Sunday, March 23, 2014

Lent 2014, Day 16: Are your thoughts captive?

I've also been ruminating on what kind of man I am really looking for. I struggle with attaching myself to either a celebrity I find both physical & personally attractive or the rare man of character I meet in real life. And I say they're rare only because most of the men in my life are either married, old enough to be my father, or in the youth group; so when I do get close to a friend or meet the friend of a friend and find them even slightly attractive, I tend to dwell on the possibilities of our future together... This is all well and good until it starts to really take over my thought life and I start to read into things and believe that whoever the he of this season is, is my meant-to-be! (And if you're a single girl reading this, you're probably thinking, “Oh, I've been there. I know exactly what she's talking about.” If you're a guy reading this... Wow, thanks for reading.

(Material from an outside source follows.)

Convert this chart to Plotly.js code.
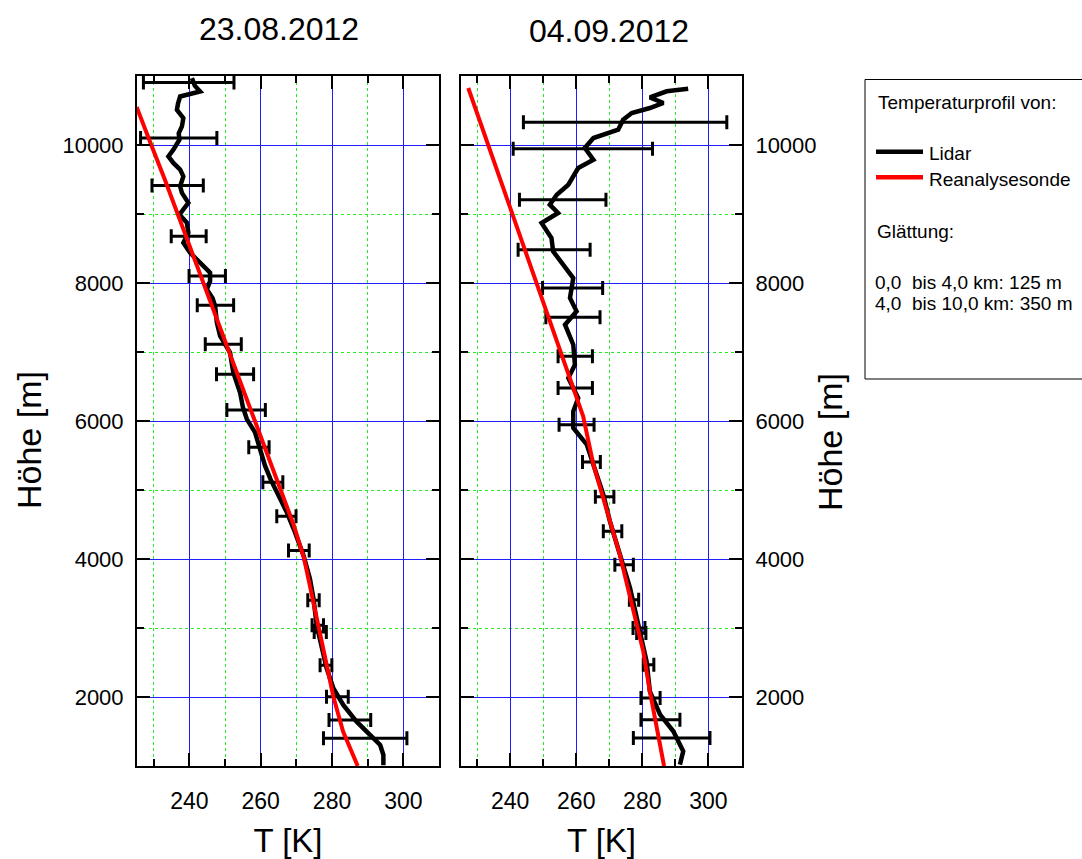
<!DOCTYPE html>
<html>
<head>
<meta charset="utf-8">
<script src="https://cdn.plot.ly/plotly-3.0.1.min.js"></script>
<style>html,body{margin:0;padding:0;background:#fff;}#chart{width:1082px;height:859px;}</style>
</head>
<body>
<div id="chart"></div>
<script>
// ---------- data ----------
const panelTitles = ['23.08.2012', '04.09.2012'];

// 23.08.2012 – Lidar profile (height [m], temperature [K])
const lidarLeftH = [10969, 10860, 10775, 10727, 10703, 10600, 10510, 10390, 10269, 10170, 10077, 9932, 9835, 9740, 9643, 9546, 9401, 9306, 9161, 8992, 8872, 8727, 8583, 8438, 8294, 8149, 8028, 7908, 7780, 7666, 7426, 7232, 6992, 6703, 6414, 6200, 6028, 5835, 5594, 5353, 5150, 4968, 4679, 4389, 4051, 3714, 3425, 3039, 2702, 2413, 2124, 1882, 1642, 1449, 1304, 1160, 1010];
const lidarLeftT = [240.7, 241.5, 243.0, 239.7, 237.4, 236.8, 236.5, 238.3, 237.9, 237.0, 237.2, 235.5, 234.1, 235.5, 237.4, 238.3, 237.4, 237.9, 239.7, 237.2, 239.3, 239.7, 238.3, 240.2, 243.0, 245.8, 245.8, 244.9, 246.5, 247.2, 247.7, 248.6, 251.4, 252.3, 254.2, 255.0, 256.1, 258.4, 259.8, 261.2, 262.8, 264.5, 267.3, 269.6, 272.0, 273.8, 274.8, 275.7, 277.1, 278.5, 280.4, 283.2, 286.9, 290.7, 293.5, 294.4, 294.4];

// 23.08.2012 – Reanalysis sonde
const redLeftH = [1000, 1500, 2000, 2500, 3000, 3500, 4000, 4500, 5000, 5500, 6000, 6500, 7000, 7500, 8000, 8500, 9000, 9500, 10000, 10550];
const redLeftT = [287.2, 283.1, 280.4, 278.3, 276.3, 274.2, 272.2, 269.2, 265.6, 262.0, 258.5, 254.9, 251.3, 247.7, 244.1, 240.6, 236.9, 233.1, 229.3, 225.2];

// 23.08.2012 – Lidar error bars
const errLeftH = [10906, 10101, 9412, 8679, 8100, 7676, 7112, 6678, 6158, 5619, 5113, 4621, 4124, 3401, 3039, 2943, 2461, 2004, 1665, 1401];
const errLeftT = [239.8, 237.0, 236.7, 239.8, 245.0, 247.3, 249.5, 252.8, 255.9, 259.5, 263.4, 267.2, 270.7, 274.8, 276.0, 276.7, 278.3, 281.5, 285.0, 289.3];
const errLeftD = [12.7, 10.7, 7.2, 4.9, 5.1, 5.1, 5.05, 5.2, 5.4, 2.85, 2.8, 2.7, 2.9, 1.6, 1.6, 1.7, 1.65, 3.05, 5.85, 11.7];

// 04.09.2012 – Lidar profile
const lidarRightH = [10816, 10778, 10691, 10609, 10536, 10464, 10367, 10222, 10101, 9957, 9787, 9667, 9425, 9280, 9135, 9014, 8870, 8652, 8459, 8265, 8072, 7783, 7590, 7396, 7106, 6816, 6623, 6333, 6140, 5899, 5657, 5367, 4932, 4546, 4062, 3580, 3048, 2517, 2082, 1744, 1503, 1213, 1020];
const lidarRightT = [293.9, 287.4, 282.3, 286.4, 282.3, 276.8, 274.2, 272.7, 265.2, 262.6, 265.2, 260.6, 257.6, 254.1, 252.0, 254.5, 249.5, 252.5, 253.0, 256.1, 259.1, 258.1, 260.1, 256.6, 259.1, 259.6, 257.6, 260.6, 259.1, 259.1, 263.2, 265.2, 268.2, 270.2, 273.2, 276.3, 278.8, 281.3, 282.3, 285.4, 289.4, 292.4, 291.4];

// 04.09.2012 – Reanalysis sonde
const redRightH = [1000, 1500, 2082, 2662, 3500, 4062, 4700, 5367, 6068, 7000, 8000, 9039, 10000, 10826];
const redRightT = [286.6, 284.6, 282.3, 280.3, 276.1, 273.2, 269.3, 265.2, 262.1, 255.3, 248.0, 240.4, 233.3, 227.3];

// 04.09.2012 – Lidar error bars
const errRightH = [10329, 9947, 9207, 8483, 7928, 7503, 6938, 6478, 5946, 5406, 4903, 4401, 3918, 3410, 3000, 2928, 2469, 1986, 1671, 1406];
const errRightT = [274.8, 262.0, 255.9, 253.3, 258.9, 259.0, 259.7, 259.7, 260.1, 264.6, 268.6, 271.0, 274.5, 277.5, 279.0, 279.7, 281.9, 282.5, 285.5, 288.9];
const errRightD = [30.8, 21.1, 13.1, 10.9, 9.1, 8.2, 5.2, 5.2, 5.3, 2.7, 2.8, 2.8, 2.8, 1.4, 1.8, 1.4, 1.6, 2.9, 5.9, 11.6];

const seriesNames = ['Lidar', 'Reanalysesonde'];
const legendTitle = 'Temperaturprofil von:';
const smoothTitle = 'Glättung:';
const smoothLines = ['0,0  bis 4,0 km: 125 m', '4,0  bis 10,0 km: 350 m'];
const xTitle = 'T [K]';
const yTitle = 'Höhe [m]';

// ---------- style ----------
const W = 1082, H = 859;
const FONT = 'Arial, "Liberation Sans", sans-serif';
const px = v => v / W;
const py = v => 1 - v / H;

function lineTrace(x, y, color, width, xa, ya, name) {
  return {type: 'scatter', mode: 'lines', x: x, y: y, xaxis: xa, yaxis: ya, name: name,
          line: {color: color, width: width}, hoverinfo: 'x+y', showlegend: false};
}
function errTrace(x, y, d, xa, ya) {
  return {type: 'scatter', mode: 'markers', x: x, y: y, xaxis: xa, yaxis: ya,
          marker: {size: 2, color: 'black', opacity: 0}, showlegend: false,
          error_x: {type: 'data', array: d, symmetric: true, visible: true, color: 'black', thickness: 3, width: 7}};
}

const data = [
  lineTrace(lidarLeftT, lidarLeftH, 'black', 4.5, 'x', 'y', seriesNames[0]),
  errTrace(errLeftT, errLeftH, errLeftD, 'x', 'y'),
  lineTrace(redLeftT, redLeftH, 'rgb(255,0,0)', 4, 'x', 'y', seriesNames[1]),
  lineTrace(lidarRightT, lidarRightH, 'black', 4.5, 'x2', 'y2', seriesNames[0]),
  errTrace(errRightT, errRightH, errRightD, 'x2', 'y2'),
  lineTrace(redRightT, redRightH, 'rgb(255,0,0)', 4, 'x2', 'y2', seriesNames[1])
];

const baseAxis = {
  showline: true, linecolor: 'black', linewidth: 2, mirror: 'ticks',
  ticks: 'inside', ticklen: 13, tickwidth: 2, tickcolor: 'black',
  showgrid: true, gridcolor: 'rgb(30,30,255)', gridwidth: 1, zeroline: false,
  tickmode: 'linear', fixedrange: true
};
const minorGrid = {ticks: 'inside', ticklen: 7, tickwidth: 2, tickcolor: 'black',
                   showgrid: true, gridcolor: 'rgb(40,235,40)', griddash: 'dot', gridwidth: 1};
function xAxis(domain, range, anchor) {
  return Object.assign({}, baseAxis, {
    domain: domain, range: range, anchor: anchor, tick0: 0, dtick: 20,
    ticklabelstandoff: 13,
    tickfont: {size: 23, family: FONT, color: 'black'},
    minor: Object.assign({dtick: 10}, minorGrid),
    title: {text: xTitle, font: {size: 33, family: FONT, color: 'black'}, standoff: 26}
  });
}
function yAxis(domain, anchor, side) {
  return Object.assign({}, baseAxis, {
    domain: domain, range: [1000, 11000], anchor: anchor, side: side, tick0: 0, dtick: 2000,
    tickformat: 'd', ticklabelstandoff: 7,
    tickfont: {size: 22, family: FONT, color: 'black'},
    minor: Object.assign({dtick: 1000}, minorGrid)
  });
}

const yDom = [py(766), py(76)];
const legFont = {size: 19, family: FONT, color: 'black'};

const layout = {
  width: W, height: H, margin: {l: 0, r: 0, t: 0, b: 0}, showlegend: false,
  paper_bgcolor: 'white', plot_bgcolor: 'white',
  font: {family: FONT, color: 'black'},
  xaxis: xAxis([px(137), px(439)], [225.3, 310], 'y'),
  yaxis: yAxis(yDom, 'x', 'left'),
  xaxis2: xAxis([px(461), px(742)], [225.1, 310.2], 'y2'),
  yaxis2: yAxis(yDom, 'x2', 'right'),
  shapes: [
    {type: 'rect', xref: 'paper', yref: 'paper', x0: px(865), x1: px(1095), y0: py(379), y1: py(79.5),
     line: {color: 'black', width: 1}, fillcolor: 'rgba(0,0,0,0)'},
    {type: 'line', xref: 'paper', yref: 'paper', x0: px(876), x1: px(923), y0: py(151.7), y1: py(151.7),
     line: {color: 'black', width: 4.5}},
    {type: 'line', xref: 'paper', yref: 'paper', x0: px(876), x1: px(923), y0: py(177.3), y1: py(177.3),
     line: {color: 'rgb(255,0,0)', width: 4.5}}
  ],
  annotations: [
    {text: panelTitles[0], xref: 'paper', yref: 'paper', x: px(279), y: py(29), xanchor: 'center', yanchor: 'middle',
     showarrow: false, font: {size: 32, family: FONT, color: 'black'}},
    {text: panelTitles[1], xref: 'paper', yref: 'paper', x: px(609), y: py(31), xanchor: 'center', yanchor: 'middle',
     showarrow: false, font: {size: 32, family: FONT, color: 'black'}},
    {text: yTitle, xref: 'paper', yref: 'paper', x: px(29), y: py(440), xanchor: 'center', yanchor: 'middle',
     textangle: -90, showarrow: false, font: {size: 34, family: FONT, color: 'black'}},
    {text: yTitle, xref: 'paper', yref: 'paper', x: px(830), y: py(442), xanchor: 'center', yanchor: 'middle',
     textangle: -90, showarrow: false, font: {size: 34, family: FONT, color: 'black'}},
    {text: legendTitle, xref: 'paper', yref: 'paper', x: px(876), y: py(103), xanchor: 'left', yanchor: 'middle',
     showarrow: false, font: legFont},
    {text: seriesNames[0], xref: 'paper', yref: 'paper', x: px(927), y: py(154), xanchor: 'left', yanchor: 'middle',
     showarrow: false, font: legFont},
    {text: seriesNames[1], xref: 'paper', yref: 'paper', x: px(927), y: py(179.5), xanchor: 'left', yanchor: 'middle',
     showarrow: false, font: legFont},
    {text: smoothTitle, xref: 'paper', yref: 'paper', x: px(875), y: py(231.5), xanchor: 'left', yanchor: 'middle',
     showarrow: false, font: legFont},
    {text: smoothLines[0], xref: 'paper', yref: 'paper', x: px(873), y: py(282), xanchor: 'left', yanchor: 'middle',
     showarrow: false, font: legFont},
    {text: smoothLines[1], xref: 'paper', yref: 'paper', x: px(873), y: py(303.5), xanchor: 'left', yanchor: 'middle',
     showarrow: false, font: legFont}
  ]
};

Plotly.newPlot('chart', data, layout, {staticPlot: true, displayModeBar: false});
</script>
</body>
</html>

I hope I can offer some insight.) Well, recently I have been rather convicted about this whole thought process and how ineffective and distracting it can be. The hardest part is drawing the line between enjoying the books and movies and allowing them to further indulge my daydreaming. As I've said before, I guess this is really where taking every thought captive and truly handing them over to Jesus comes into play.

On another, happier note, one of my good friends once pointed out that all the crushes I've had can help me decide what I really want in man, along with serving as reminders that God has an even better match waiting to find me!